В основе сюжета драмы Кальдерона подлинное событие 1580 г., зафиксированное в архивной записи в Саламее-де-ла-Серена (провинция Бадахос в Эстремадуре), уже обработанное Лопе де Вегой в драме, от которой сохранилась, судя по иному характеру строфики, чья-то чужая одноименная переработка. Кальдерон, вероятно, знал (видел, читал список?) и драму Лопе и ее переработку.
"Саламейский алькальд" полон стихов-эмблем и ситуаций-эмблем. Капитан дон Альваро де Атайде под обманным предлогом вторгся в женскую половину дома Креспо и, встретив сопротивление брата Исабели, молодого Хуана, нагло кричит ему:
Крестьянин честь свою имеет?
Хуан
Совсем такую же, как ваша.
И пахаря не будь, не будет
И капитана на земле.
Резню останавливает лишь неожиданное прибытие генерала дона Лопе де Фигероа, быстрого на решения: "Мужчин, и женщин, дом, всех к черту..."
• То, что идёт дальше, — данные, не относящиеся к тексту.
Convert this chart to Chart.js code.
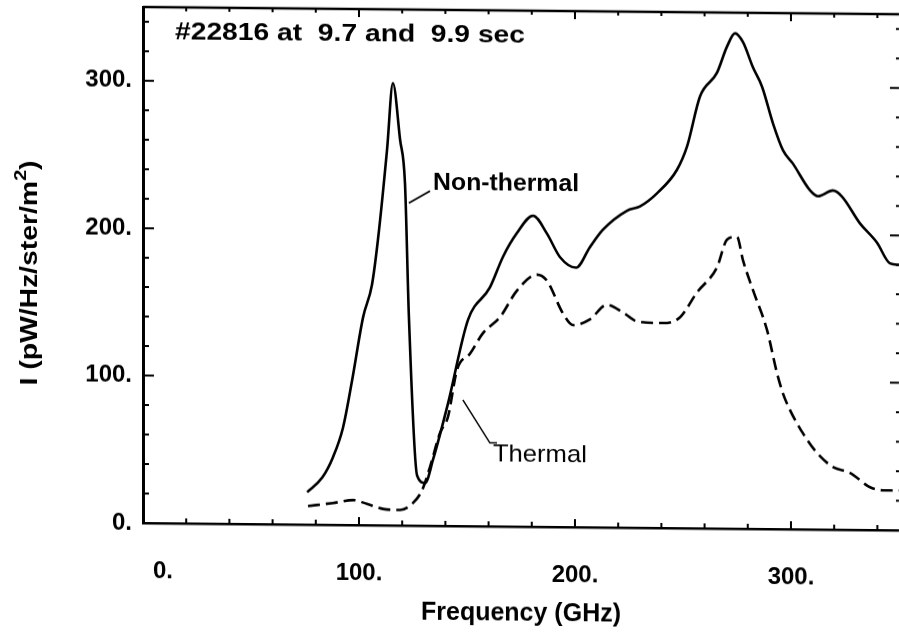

Когда ситуация будто разрешается, дон Лопе наедине спрашивает у Педро Креспо (отца), известно ли ему, что перед ним был капитан?
Креспо
Свидетель Бог, вполне известно,
Но будь он даже генерал,
Когда б моей коснулся чести,
Его убил бы.
Дон Лопе
Кто посмел бы
И у последнего солдата
Хоть нитку тронуть на плаще,
Его повесил бы немедля.
Креспо
И если б кто посмел у чести
Моей задеть хотя пылинку,
Его повесил бы сейчас.
Дон Лопе напоминает, что крестьянин обязан терпеть повинность; Креспо заявляет о готовности отдать именье, жизнь,
Но честь - имущество души,
И над душой лишь Бог властитель.
Уже видно, какая ситуация складывается в драме, и еще раз понятно, какова, по Кальдерону, его антиконтрреформационная вера, призванная защитить от высших сословий и от их государства достоинство человека из народа, а не гнуть его ярмом, как хотел великий инквизитор у Достоевского.